Il avait fermé deux ans, non pas pour se refaire une beauté (celle-ci était intacte) mais afin de se redéployer. Devenu au fil du temps «et de la nature», le Musée de la Chasse s’est une nouvelle fois agrandi à Paris. J’ai connu les temps, devenus lointains, où il occupait un seul bâtiment ancien de la rue des Archives. Ce dernier avait ouvert ses portes au public en 1967. L’institution privée occupait alors l’Hôtel de Guénégaud, construit au XVIIe siècle par François Mansart. Un petit chef-d’œuvre sauvé à la dernière minute de la pioche, tant ses murs semblaient vétustes. Puis la Fondation Sommer, à l’origine de l’entreprise, a acquis juste à côté en 2003 l’Hôtel de Mongelas, lui aussi au bord de la ruine. Elle possède maintenant un troisième édifice, plus loin dans la lignée. C’est ce qui s’appelle avoir de la suite dans les idées!

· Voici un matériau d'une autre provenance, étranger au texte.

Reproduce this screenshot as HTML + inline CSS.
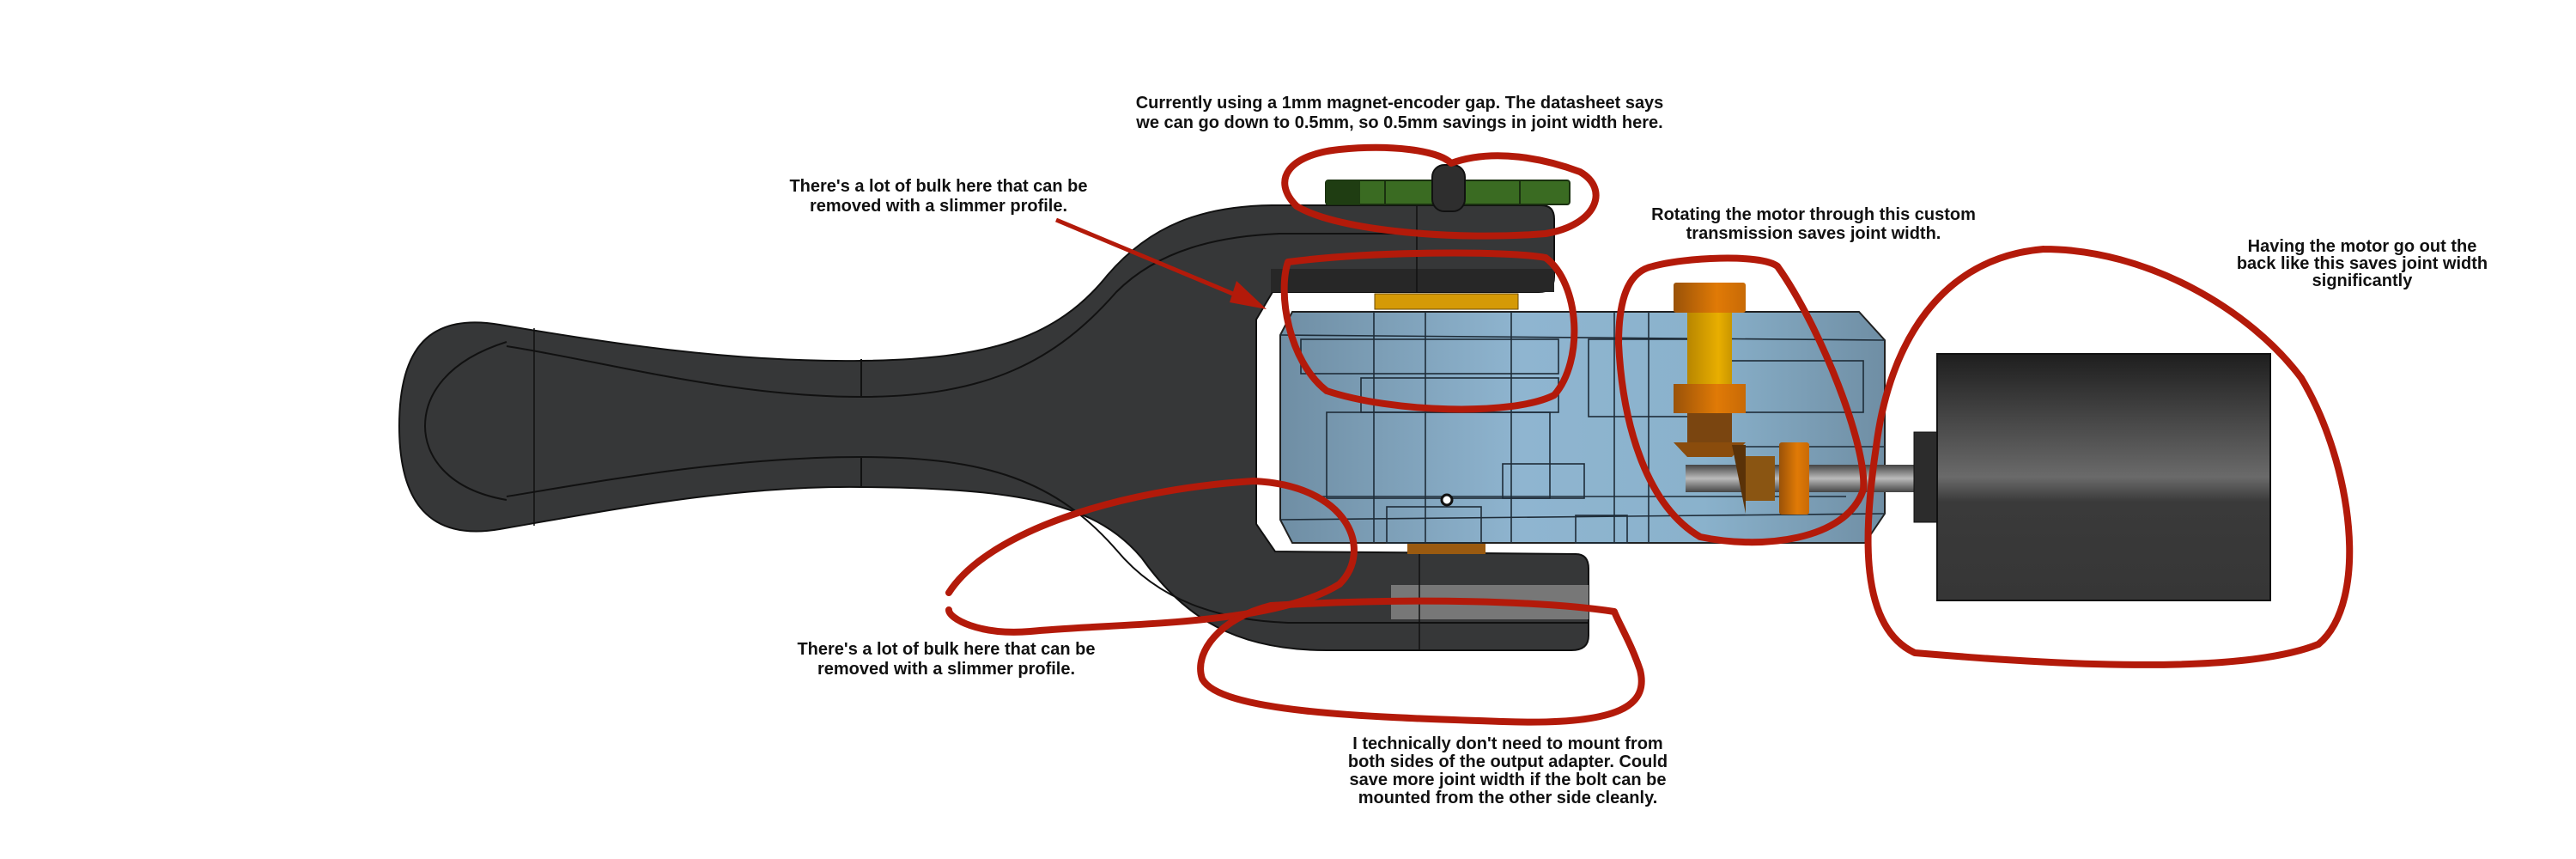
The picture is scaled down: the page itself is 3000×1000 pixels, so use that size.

Du côté de chez Charles Darwin. Les vitrines. Photo Connaissance des arts, Musée de la chasse et de la nature, Paris 2021.
Entre-temps, le Musée de la chasse et de la nature a imposé un style en matière de présentation et de mise en scène. Le milieu spécialisé a mis du temps à s’en rendre compte. Mais la mélange de meubles d’époque, d’animaux empaillés, de tableaux anciens et de créations contemporaines a fini par marquer les esprits. Au temps de la fameuse «transversalité» dont on nous bassine aujourd'hui les oreilles, voilà enfin un lieu qui ne se contentait pas de simplement s’écouter parler. Sa direction agissait, brassant mine de rien des éléments au départ peu faits pour se rencontrer. Ce disparate formait une ambiance de maison habitée, chaleureuse, dont les propriétaires seraient dotés d’un certains sens de l’humour. Une denrée rare en matière muséale… Après avoir ricané, les théoriciens du genre ce sont mis à citer le Musée de la chasse et de la nature en exemple de ce qu’il fallait faire à l’avenir. Comme si imiter un tel succès se révélerait chose facile.
"La valise d'Orphée"
Il était clair que pour sa réouverture le 3 juillet 2021 (avec une inauguration officielle début septembre), l’institution n’allait pas modifier son orientation. On ne change pas une équipe gagnante. En apparence, les changements restent du coup minimes. Le public entre toujours par la porte de l’ex-Hôtel de Mongelas. Il reconnaît l’escalier, dont la rampe de bronze s’est patinée en une quinzaine d’années. Oui, le lieu d’expositions temporaires se trouve toujours au rez-de-chaussée! Il abrite jusqu’au 31 octobre prochain «La valise d’Orphée», un monsieur qui savait se faire écouter des animaux. L’espace s’est vu confié comme de juste à un artiste contemporain. Damien Deroubaix, 49 ans, l’a investi jusqu’au plafond. Tout est peint, avec notamment des ours. Damien s’inquiète de la disparition des espèces. Il n’est pas le seul. Le musée entend dorénavant suivre une démarche plus écologique. Ce présent figuré renvoie à un passé lointain. La «valise» fait allusion à la découverte chez un antiquaire libanais de 183 statuettes préhistoriques et antiques dans un tel contenant. De petites merveilles, au propre comme au figuré. Elle occupent ici une vitrine tout en longueur. A hauteur du regard. Entre deux plantigrades figurés par Deroubaix.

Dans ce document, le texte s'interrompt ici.